The Swahili cuisine is a colorful and tasty experience. Like many other aspects of Swahili culture, this is also a rich mixture of Indian, Arabic, Persian and African influences. Seafood is predominant, and the cuisine features a broad variety of spices and fruits. Fish in coconut sauce, and prawns piri-piri are perhaps among the most famous Swahili dishes. In Zanzibar, the cultural conscience is very strong, and even modest and unassuming restaurants take pride in serving delicious and feature-rich dishes. When venturing outside of Stone Town, you will undoubtedly notice small local restaurant huts along the beaches where the owners do their utmost to get you inside. This can be a surprisingly good idea, but it’s advised to advance book and choose your meal at least 2 hours in advance. In these places, quality matters a lot. Time, not at all!

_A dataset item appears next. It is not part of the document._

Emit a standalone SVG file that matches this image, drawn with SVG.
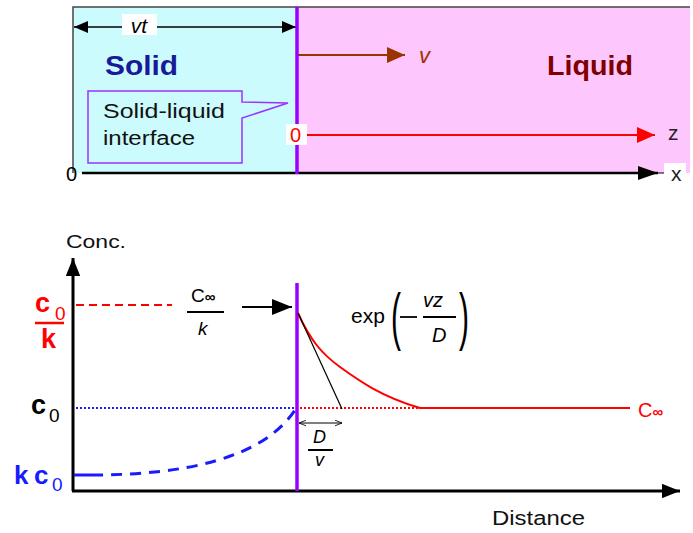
<svg xmlns="http://www.w3.org/2000/svg" width="693" height="533" viewBox="0 0 693 533">
<style>
text{font-family:"Liberation Sans",Arial,sans-serif}
.b{font-weight:bold}
.i{font-style:italic}
.ax{stroke:#000;stroke-width:3;fill:none}
.purp{stroke:#9900ff;stroke-width:3.5}
</style>
<defs>
<marker id="ah" viewBox="0 0 10 10" refX="10" refY="5" markerWidth="6" markerHeight="4.8" markerUnits="strokeWidth" orient="auto" preserveAspectRatio="none"><path d="M0,0 L10,5 L0,10 z" fill="#000"/></marker>
<marker id="ahx" viewBox="0 0 10 10" refX="10" refY="5" markerWidth="8" markerHeight="5.6" markerUnits="strokeWidth" orient="auto" preserveAspectRatio="none"><path d="M0,0 L10,5 L0,10 z" fill="#000"/></marker>
<marker id="ahr" viewBox="0 0 10 10" refX="10" refY="5" markerWidth="9" markerHeight="8" markerUnits="strokeWidth" orient="auto" preserveAspectRatio="none"><path d="M0,0 L10,5 L0,10 z" fill="#ff0000"/></marker>
<marker id="ahbr" viewBox="0 0 10 10" refX="10" refY="5" markerWidth="9" markerHeight="8" markerUnits="strokeWidth" orient="auto" preserveAspectRatio="none"><path d="M0,0 L10,5 L0,10 z" fill="#993300"/></marker>
<marker id="ahk" viewBox="0 0 10 10" refX="10" refY="5" markerWidth="10" markerHeight="8" markerUnits="strokeWidth" orient="auto" preserveAspectRatio="none"><path d="M0,0 L10,5 L0,10 z" fill="#000"/></marker>
<marker id="ahks" viewBox="0 0 10 10" refX="10" refY="5" markerWidth="9.5" markerHeight="8" markerUnits="strokeWidth" orient="auto-start-reverse" preserveAspectRatio="none"><path d="M0,0 L10,5 L0,10 z" fill="#000"/></marker>
<marker id="open" viewBox="0 0 10 10" refX="10" refY="5" markerWidth="7" markerHeight="7" markerUnits="userSpaceOnUse" orient="auto-start-reverse"><path d="M0,1 L10,5 L0,9" fill="none" stroke="#000" stroke-width="1.2"/></marker>
</defs>

<!-- Top panel -->
<g id="solid-region">
<rect x="73" y="7" width="224" height="166" fill="#ccfbfd"/>
</g>
<g id="liquid-region">
<rect x="297" y="7" width="393" height="166" fill="#fdc6fc"/>
</g>
<path d="M73,173 V7 H690" fill="none" stroke="#444" stroke-width="1.5"/>

<g id="labels-top">
<text x="105" y="75" font-size="28" class="b" fill="#1a1a99" textLength="73" lengthAdjust="spacingAndGlyphs">Solid</text>
<text x="547" y="75" font-size="28" class="b" fill="#800000" textLength="86" lengthAdjust="spacingAndGlyphs">Liquid</text>
</g>

<g id="callout">
<path d="M88,91 H242 V102 L288,103 L242,118 V163 H88 Z" fill="#ccfbfd" stroke="#9933ff" stroke-width="1.5"/>
<text x="103" y="118" font-size="20" fill="#111" textLength="122" lengthAdjust="spacingAndGlyphs">Solid-liquid</text>
<text x="103" y="145" font-size="20" fill="#111" textLength="92" lengthAdjust="spacingAndGlyphs">interface</text>
</g>

<g id="connectors-top">
<line x1="74" y1="27" x2="296" y2="27" stroke="#000" stroke-width="1.5" marker-start="url(#ahks)" marker-end="url(#ahks)"/>
<rect x="122" y="14" width="35" height="21" fill="#fff"/>
<text x="139" y="33" font-size="21" class="i" text-anchor="middle" fill="#000">vt</text>
<line x1="298" y1="55" x2="405" y2="55" stroke="#993300" stroke-width="2" marker-end="url(#ahbr)"/>
<text x="419" y="63" font-size="22" class="i" fill="#993300">v</text>
<line x1="307" y1="135" x2="655" y2="135" stroke="#ff0000" stroke-width="2" marker-end="url(#ahr)"/>
<text x="668" y="140" font-size="21" fill="#222">z</text>
<line x1="82" y1="173" x2="658" y2="173" stroke="#000" stroke-width="2.5" marker-end="url(#ahx)"/>
<line x1="656" y1="173" x2="665" y2="173" stroke="#000" stroke-width="1"/>
<rect x="664" y="163" width="22" height="20" fill="#fff"/>
<text x="671" y="181" font-size="21" fill="#222">x</text>
<text x="66" y="181" font-size="20" fill="#000">0</text>
</g>
<g id="interface-top">
<line x1="297" y1="7" x2="297" y2="174" class="purp"/>
<rect x="286" y="124" width="21" height="21" fill="#fff"/>
<text x="290" y="142" font-size="20" fill="#ff0000">0</text>
</g>

<!-- Bottom chart -->
<g id="axes">
<line x1="73" y1="491" x2="73" y2="258" class="ax" marker-end="url(#ah)"/>
<line x1="72" y1="491" x2="680" y2="491" class="ax" marker-end="url(#ah)"/>
<text x="66" y="248" font-size="19" fill="#111" textLength="60" lengthAdjust="spacingAndGlyphs">Conc.</text>
<text x="492" y="525" font-size="20" fill="#111" textLength="93" lengthAdjust="spacingAndGlyphs">Distance</text>
</g>

<g id="interface-bottom">
<line x1="297" y1="283" x2="297" y2="491" class="purp"/>
</g>

<g id="label-c0k">
<text x="35" y="312" font-size="27" class="b" fill="#ff0000">c</text>
<text x="55" y="320" font-size="19" fill="#ff0000">0</text>
<line x1="35" y1="323" x2="64" y2="323" stroke="#ff0000" stroke-width="2.5"/>
<text x="41" y="348" font-size="27" class="b" fill="#ff0000">k</text>
</g>
<g id="label-c0">
<text x="31" y="414" font-size="27" class="b" fill="#000">c</text>
<text x="49" y="422" font-size="19" fill="#000">0</text>
</g>
<g id="label-kc0">
<text x="14" y="484" font-size="26" class="b" fill="#1a1aff">k</text>
<text x="34" y="484" font-size="26" class="b" fill="#1a1aff">c</text>
<text x="52" y="491" font-size="19" fill="#1a1aff">0</text>
</g>

<g id="label-cinf-k">
<text x="191" y="302" font-size="19" fill="#000">C<tspan font-size="15" font-weight="bold">∞</tspan></text>
<line x1="187" y1="312" x2="224" y2="312" stroke="#000" stroke-width="2"/>
<text x="198" y="335" font-size="19" class="i" fill="#000">k</text>
</g>

<g id="label-exp">
<text x="351" y="323" font-size="21" fill="#000">exp</text>
<text transform="translate(391,338) scale(0.5,1.05)" font-size="60" fill="#000">(</text>
<line x1="400" y1="317" x2="417" y2="317" stroke="#000" stroke-width="1.8"/>
<text x="423" y="307" font-size="20" class="i" fill="#000">vz</text>
<line x1="423" y1="317" x2="456" y2="317" stroke="#000" stroke-width="1.8"/>
<text x="432" y="342" font-size="20" class="i" fill="#000">D</text>
<text transform="translate(459,338) scale(0.5,1.05)" font-size="60" fill="#000">)</text>
</g>

<g id="label-cinf">
<text x="638" y="417" font-size="20" fill="#ff0000">C<tspan font-size="15" font-weight="bold">∞</tspan></text>
</g>

<g id="label-dv">
<text x="313" y="443" font-size="18" class="i" fill="#000">D</text>
<line x1="308" y1="450" x2="333" y2="450" stroke="#000" stroke-width="2"/>
<text x="315" y="466" font-size="18" class="i" fill="#000">v</text>
</g>

<g id="connectors">
<line x1="76" y1="305" x2="172" y2="305" stroke="#ff0000" stroke-width="2" stroke-dasharray="8,5"/>
<line x1="242" y1="307" x2="292" y2="307" stroke="#000" stroke-width="2" marker-end="url(#ahk)"/>
<line x1="76" y1="408" x2="296" y2="408" stroke="#1a1aff" stroke-width="2" stroke-dasharray="2,2"/>
<line x1="300" y1="408" x2="420" y2="408" stroke="#ff0000" stroke-width="2" stroke-dasharray="2,2"/>
<path d="M74,475 H92" stroke="#1a1aff" stroke-width="3" fill="none"/>
<path d="M92,475 C180,475 262,460 295,410" stroke="#1a1aff" stroke-width="3" fill="none" stroke-dasharray="11,8"/>
<path d="M298,313 C310,340 322,354 340,367 S380,396 420,408 H630" stroke="#ff0000" stroke-width="2" fill="none" stroke-linejoin="round"/>
<line x1="298" y1="313" x2="342" y2="409" stroke="#000" stroke-width="1.2"/>
<line x1="299" y1="423" x2="342" y2="423" stroke="#000" stroke-width="1.2" marker-start="url(#open)" marker-end="url(#open)"/>
</g>
</svg>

A popular attraction is the Spice Tour. This one can be booked through most hotels and is half a day well spent. Many of the operators offer full-day tours where the afternoon is spent on the beach. That’s an afternoon wasted, as beaches close to Stone Town are nothing compared to those a bit further out on the island.
Spice production and trade was previously a cornerstone of the Zanzibari economy. The spice plantations are still in use, but today serve the added purpose of tourist attractions. On this roughly 3 hour long sightseeing, travelers get to see how cloves, cinnamon, cardamoms, pepper, ginger, saffron and nutmeg are actually grown, with plenty of opportunities to taste the fresh spices, as well as some exotic fruits that even experienced travelers have hardly ever heard about before.